Paul Mason in Moscow, February 1992. (Image: Paul Mason/The New Republic)
Paul Mason in Moscow, February 1992 (Image: Paul Mason)

On the plinth of the statue in Moscow’s Pushkin Square, in the freezing cold, stand beleaguered Russian leftwingers holding banners and surrounded by police. It’s February 1992 and snow is swirling. Inflation is running at 2500%. The streets are filled with elderly people trying to sell their last belongings for cash.

Among the protesters is a bloke in an unfeasibly large fur hat giving out leaflets entitled: “Revolution is the only way out of the crisis”. His name is Paul Mason.

In Kyiv last month, as we ducked and dived between tense meetings with ministers and activists, with war hours away, I remembered it was exactly 30 years since I had my first brush with post-Soviet reality. It was not a success.

I had gone, two weeks after the dissolution of the USSR, with a small group of European left-wing activists to see if we could pull together an anti-Stalinist labour movement out of the dissident left. These were the anarchists, Trotskyists and human rights activists who had begun to network in the last days of the Soviet Union, when “networking” meant meeting in a coffee shop under surveillance by the KGB.

Despite a crash course in Russian, I could not understand anything. And we were followed, photographed and taped by the KGB from the second we arrived to the second we left. But that wasn’t the main problem.

Society was in a state of absolute collapse. When we took taxis, the driver would stop 100 metres from the pickup point to collect a colleague armed with an iron bar, just to make sure we didn’t rob him. I lived in a wrecked student dormitory, where the rooms of Vietnamese and African students had been trashed by racists.

When we took to the streets, in a massive demonstration against Boris Yeltsin’s privatisation of the economy, the sad fact was that the dominant voices beside us were Stalin nostalgics and, in the wings, the nationalist right. I saw elderly generals link arms and push through a line of young riot cops. But ultimately the riot cops won, and so did the oligarchs and the Western capitalists who decided to strip Russia of its wealth and dignity.

Fast-forward 30 years and post-Soviet society is once again in crisis. But this is a different world. The young people I saw in Kyiv have a totally altered perception of the possibilities from those who lived through the collapse of the USSR.

They are Western-oriented and they are networked. What they protested for in 2014, and what they’re fighting for now, with Molotov cocktails in hand and white plastic in their ears, is the right to be European. To them, this is merely the continuation of something that has been going on for eight years. It’s us that now have to stumble, blinking, into the light.

What it felt like in 1992 to emerge into the whirlwind of marketisation, information overload and insecure work was captured by Victor Pelevin in his novel Babylon.

Soviet life had been depicted as an unchanging eternity.
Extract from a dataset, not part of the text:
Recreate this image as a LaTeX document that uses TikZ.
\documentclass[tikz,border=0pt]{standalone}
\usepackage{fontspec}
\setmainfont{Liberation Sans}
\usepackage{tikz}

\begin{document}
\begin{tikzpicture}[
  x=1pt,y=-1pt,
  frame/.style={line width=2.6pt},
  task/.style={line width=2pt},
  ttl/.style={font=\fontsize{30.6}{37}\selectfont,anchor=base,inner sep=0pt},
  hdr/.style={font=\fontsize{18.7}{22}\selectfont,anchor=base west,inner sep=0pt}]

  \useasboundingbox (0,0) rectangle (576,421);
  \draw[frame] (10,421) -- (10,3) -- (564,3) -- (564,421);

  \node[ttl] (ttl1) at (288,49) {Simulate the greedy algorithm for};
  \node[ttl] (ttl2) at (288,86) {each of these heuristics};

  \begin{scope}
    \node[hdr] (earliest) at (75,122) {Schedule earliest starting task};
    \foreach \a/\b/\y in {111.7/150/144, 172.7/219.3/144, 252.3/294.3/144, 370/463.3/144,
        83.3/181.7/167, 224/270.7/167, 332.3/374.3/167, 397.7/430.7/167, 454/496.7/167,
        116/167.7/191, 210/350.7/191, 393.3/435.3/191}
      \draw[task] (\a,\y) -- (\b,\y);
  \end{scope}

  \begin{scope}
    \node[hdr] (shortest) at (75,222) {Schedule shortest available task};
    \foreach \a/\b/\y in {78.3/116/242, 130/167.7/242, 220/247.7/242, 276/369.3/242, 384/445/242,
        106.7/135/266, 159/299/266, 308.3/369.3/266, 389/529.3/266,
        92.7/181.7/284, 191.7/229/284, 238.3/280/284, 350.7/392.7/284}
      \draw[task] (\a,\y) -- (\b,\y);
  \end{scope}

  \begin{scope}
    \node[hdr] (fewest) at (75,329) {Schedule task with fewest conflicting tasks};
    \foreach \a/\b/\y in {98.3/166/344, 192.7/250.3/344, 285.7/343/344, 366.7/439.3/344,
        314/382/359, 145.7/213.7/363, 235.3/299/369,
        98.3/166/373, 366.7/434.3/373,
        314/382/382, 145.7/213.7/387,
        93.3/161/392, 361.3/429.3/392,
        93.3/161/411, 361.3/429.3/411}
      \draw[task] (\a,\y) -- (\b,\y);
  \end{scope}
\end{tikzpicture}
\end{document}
But for Pelevin’s antihero, Babylen Tatarsky, suddenly it was gone. “No sooner had eternity disappeared than Tatarsky found himself in the present, and it turned out that he knew absolutely nothing about the world…”

Now it’s our turn to pass from what seemed like a liberal-democratic “eternity” to a present full of danger and uncertainty.

Anyone with the remotest residual belief in the “end of history”, the triumph of liberal democracy, the permanence of a rules-based global order, the universality of human rights, the unthinkability of war — saw it all go out of the window on February 24.

Vladimir Putin has unleashed not just a war of aggression on Ukraine, but a war to cancel international law. Putin’s war is not just on Ukraine’s democracy, but on our democratic system and values. I am surrounded by lifelong socialists and progressives who just cannot process this. They keep returning to their old obsessions — Boris Johnson’s lies, the injustice of austerity, the hypocrisy of the West over Palestine and Yemen — and though these were good obsessions, they are now the wrong obsessions.

Everyone who framed their political assumptions around the eternal existence of an order based on the international rule of law, a global marketplace for talent, semiconductors and energy, and a stable geopolitics will be thrown into confusion.

As Pelevin’s novel recounts, those who survive are the ones who adapt quickest. And the key to adaptation is to accept what has failed. To accept that this horrible emergent reality is not going to subside anytime soon.

I failed in Russia — so badly that I did not go there again until 2018. Now we have all failed — the left, the centre, the right, the journalists, the pundits, the defence boffins. The recriminations can come later, but with the attack on Ukraine’s democracy, a systemic conflict has begun between democracy and dictatorship, truth and lies, naked power and the rule of international law.

As I fled Kyiv, waving a brick-sized wad of currency at the woman selling tickets for the last plane to Istanbul, I had to acknowledge: I have failed again. I remembered the words of Neville Chamberlain on the outbreak of war in 1939. Quoted verbatim they’re probably a good place for all of us to begin from — even for those of us who warned about Putin long ago:

“Everything that I have worked for, everything that I have hoped for, everything that I have believed in during my public life, has crashed into ruins. There is only one thing left for me to do; that is, to devote what strength and powers I have to forwarding the victory of the cause for which we have to sacrifice so much.”